The legend of Luanda Magere is one of the most enduring in Luo tradition, and his story has close parallels with that of Samson and Delilah in the Bible. According to legend, Magere was a fierce warrior, invincible in battle, and fearsome to behold. Arrows, spears and clubs simply deflected from his body, and he had superhuman strength that made him able to tear an entire army apart.
At the time, the Luo were in constant battle with their neighbours, the Nandi. But as long as Luanda Magere was on the battlefield, the Nandi always lost, and their cattle were then looted by the Luo.
Hoping to stop the raids, the Nandis offered their most beautiful girl to Luanda for marriage. But they secretly charged her with the task of finding out the secret to Luanda’s strength.
The two were married, but one day Luanda fell sick. Usually his first wife would nurse him when he was ill, but this time it happened that she had travelled. So he asked his young Nandi wife to bring him medicine, and then gave her a strange request – to cut his shadow with a knife and rub in the medicine. She was surprised when she saw his shadow bleed.
Predictably, the girl told her people what she had discovered, and the next time they were in battle, a Nandi warrior speared Luanda’s shadow – the ground flowed with his blood.
Luanda died and turned into a huge boulder – Luanda is Dholuo for “rock”. The rock still stands to this day, if the legend is to be believed.
Princess Elizabeth Bagaaya of Toro
Far from being the stuff of ancient history, Princess Elizabeth Bagaaya of Tooro’s story happens in modern-day Uganda. Born in 1940, she was educated at the elite Sherborne school for girls in England, and went on to Cambridge University, studying law, history and political science. In 1965, Bagaaya became the first woman in eastern Africa to be admitted to the English Bar.
After President Milton Obote “abolished” Uganda’s kingdoms, her future in Uganda was uncertain. Bagaaya signed with a top modelling agency in London and went on have an illustrious modeling career in London and New York between 1967 and 1970, featuring in the British and American Vogue, Look, LIFE, and Ebony and became the first black woman to appear on the cover of a top fashion magazine (Harper’s Bazaar).

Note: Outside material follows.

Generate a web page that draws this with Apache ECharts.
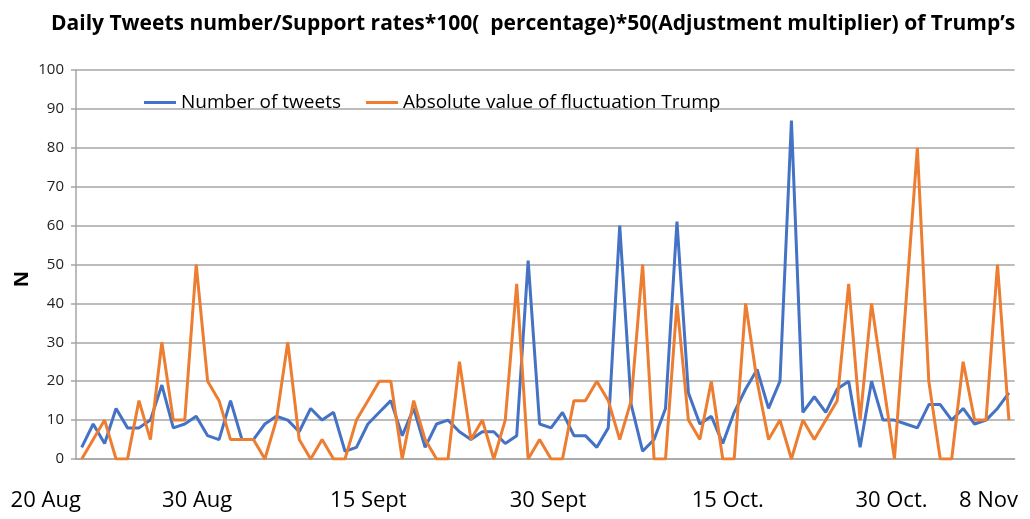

But when Idi Amin came to power in 1971, he was keen to show the world that he really wasn’t an unsophisticated, illiterate brute. So he appointed Bagaaya his ambassador-at-large, and later minister of foreign affairs. She was exactly his antithesis: intelligent, eloquent, elegant and Cambridge-educated; he depended on her to fix Uganda’s tarnished international image, particularly after Amin began to act erratically by expelling the entire Ugandan Asian population in 1972.
In 1974, she gave a famous and rousing speech at the United Nations, but the acclaim that was to follow her after the UN appearance made Amin jealous, seeing that he had given her the position. He proposed marriage to her, and predictably, he fired her when she turned him down.
Bagaaya would later serve Yoweri Museveni’s government in a similar capacity when he came to power in 1986, making public appearances in the US as Uganda’s ambassador to Washington to improve Uganda’s negative image at the time; Museveni was perceived as a Marxist sympathiser and a friend of Libyan strongman Muammar Gaddafi.
BONUS: Mermaids, nymphs, cat-women
Many African legends, particularly among communities that live near oceans or lakes, feature various forms of animal-human hybrid women whose main goal is to lure men into temptation and ultimate destruction. They typically offer riches, power, and, their beauty, in exchange for a man’s soul. The men typically agree to the terms – who needs a soul? – and enjoy their new-found status for a while, but inevitably end up destitute and eternally damned.
We include this here not for its truthfulness, but for the way this narrative endures in our contemporary culture – there are possibly hundreds of Nollywood films with this general storyline.